GP reforms a welcome step forward
The report by Professor Rafael Bengoa on transforming the health system in Northern Ireland contained a number of significant proposals aimed at improving the delivery of services.
His panel's recommendations are far-reaching but also essential if we are to tackle unacceptable waiting times for treatment that would not be tolerated in other parts of the NHS.
Something has to be done to bring about the sort of changes necessary to meet the needs of an ageing population.
The Bengoa report proposed the radical transformation of primary care, which is delivered by GP practices that largely act independently with some input from other disciplines.
The future model is based on multi-disciplinary teams of specialised health and social care staff embedded around the GP practice, the idea being that more can be done for patients without them having to be admitted to hospital.
This week the Department of Health announced the first stage of what it called a 'new era' in GP care.
GP federation areas in Co Down and the north west will see practice-based physiotherapists, mental health specialists and social workers working alongside doctors and nurses. There will also be additional nursing specialist jobs such as health visitors and district nurses.

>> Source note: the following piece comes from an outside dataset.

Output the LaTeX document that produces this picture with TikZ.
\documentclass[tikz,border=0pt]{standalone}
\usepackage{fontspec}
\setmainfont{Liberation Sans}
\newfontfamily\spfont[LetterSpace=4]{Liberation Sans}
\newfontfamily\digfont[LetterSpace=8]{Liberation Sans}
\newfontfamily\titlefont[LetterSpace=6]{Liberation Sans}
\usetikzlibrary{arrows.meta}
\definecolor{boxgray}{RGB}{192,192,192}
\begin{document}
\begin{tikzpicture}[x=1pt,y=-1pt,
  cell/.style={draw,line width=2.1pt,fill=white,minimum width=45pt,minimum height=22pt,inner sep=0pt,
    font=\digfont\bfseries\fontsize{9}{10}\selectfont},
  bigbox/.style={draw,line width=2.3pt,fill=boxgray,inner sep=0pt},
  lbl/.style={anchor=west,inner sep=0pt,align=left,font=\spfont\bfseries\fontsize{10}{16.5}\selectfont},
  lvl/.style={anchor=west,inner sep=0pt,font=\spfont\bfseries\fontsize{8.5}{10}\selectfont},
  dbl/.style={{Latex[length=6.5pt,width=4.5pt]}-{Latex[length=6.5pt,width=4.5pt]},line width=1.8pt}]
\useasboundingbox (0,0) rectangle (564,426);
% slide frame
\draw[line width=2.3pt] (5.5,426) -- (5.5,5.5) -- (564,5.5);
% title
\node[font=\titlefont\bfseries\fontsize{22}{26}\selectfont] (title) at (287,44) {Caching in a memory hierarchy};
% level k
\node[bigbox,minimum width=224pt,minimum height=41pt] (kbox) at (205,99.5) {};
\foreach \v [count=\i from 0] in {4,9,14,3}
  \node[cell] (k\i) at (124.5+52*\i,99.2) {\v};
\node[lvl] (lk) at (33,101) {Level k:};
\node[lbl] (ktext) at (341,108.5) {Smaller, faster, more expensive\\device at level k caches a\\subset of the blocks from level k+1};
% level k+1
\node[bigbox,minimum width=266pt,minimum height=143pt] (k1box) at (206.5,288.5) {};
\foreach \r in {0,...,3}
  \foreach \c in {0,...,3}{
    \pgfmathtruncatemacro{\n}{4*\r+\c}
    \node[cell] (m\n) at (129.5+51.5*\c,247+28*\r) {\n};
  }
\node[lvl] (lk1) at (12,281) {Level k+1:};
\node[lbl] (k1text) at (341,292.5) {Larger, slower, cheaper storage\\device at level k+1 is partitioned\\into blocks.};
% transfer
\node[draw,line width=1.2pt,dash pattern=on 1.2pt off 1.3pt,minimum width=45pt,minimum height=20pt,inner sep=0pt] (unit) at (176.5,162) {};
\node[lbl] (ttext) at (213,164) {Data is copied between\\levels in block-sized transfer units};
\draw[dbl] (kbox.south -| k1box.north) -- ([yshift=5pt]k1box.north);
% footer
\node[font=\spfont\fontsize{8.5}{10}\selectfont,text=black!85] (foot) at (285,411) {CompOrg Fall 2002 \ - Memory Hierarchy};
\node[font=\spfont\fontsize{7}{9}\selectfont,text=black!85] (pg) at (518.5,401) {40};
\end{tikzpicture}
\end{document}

The aim is to see issues resolved more quickly, reducing the need to referrals and appointments elsewhere.
Recruitment is due to begin for around 200 posts that will be created in the two areas with a wider roll-out at a later stage.
The GP surgery is usually the first port of call for patients and it makes sense to offer specialised care which could provide a speedier service and ease pressure on our beleaguered hospitals.
In particular, the presence of mental health professionals will be a welcome addition given the difficulties many patients face in accessing support.
Although it will take some months for these new services to become available, the changes will be seen as a fresh approach and a positive development.